The Bible is full of wisdom about seeking counsel. Proverbs 11:14 reminds us, “Where there is no guidance, a people falls, but in an abundance of counselors, there is safety.”

When making financial decisions, especially those rooted in emotional attachment, seeking wise counsel is crucial. This might mean working with a financial advisor who shares your values or discussing important decisions with trusted friends, family members, or church leaders.

Organizations like Faith FI and Compass Catholic offer excellent resources on cash flow, debt management, and budgeting from a faith-based perspective. Contact us for a free initial call if you’re ready to move beyond budgeting and focus on higher-level topics like investment strategy, tax optimization, and retirement planning.
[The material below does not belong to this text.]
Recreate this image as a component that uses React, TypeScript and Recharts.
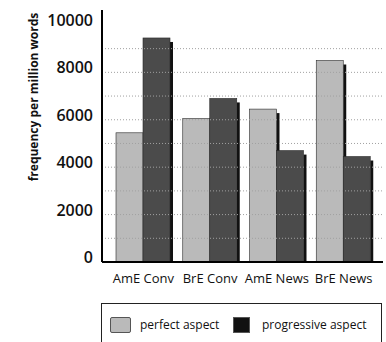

If you’re struggling with emotional attachment to material things, reaching out for guidance is a wise and humble step in the right direction.

Conclusion: Trust God

Emotional attachment—whether to people or things—is a natural part of life, even for Christian parents. God designed us to love deeply, but He also calls us to trust Him with attachments. When we hold on too tightly to people or possessions, we risk putting them before God.

But when we open our hearts and hands, trusting that God will provide, we experience the freedom and peace that comes from living in His will.

So, the next time you feel the tug of emotional attachment, pause and ask, “Is this bringing me closer to God, or is it pulling me away?” Embrace generosity, live with a stewardship mindset, and seek wise counsel. In doing so, you will honor God with your resources, invest in what truly matters, and experience the richness of life He has planned for you.

Let’s remember, as Ecclesiastes teaches us, there is indeed a time to mourn and a time to dance. May we, as Christian parents, navigate both with grace, faith, and love, trusting God in every season of life.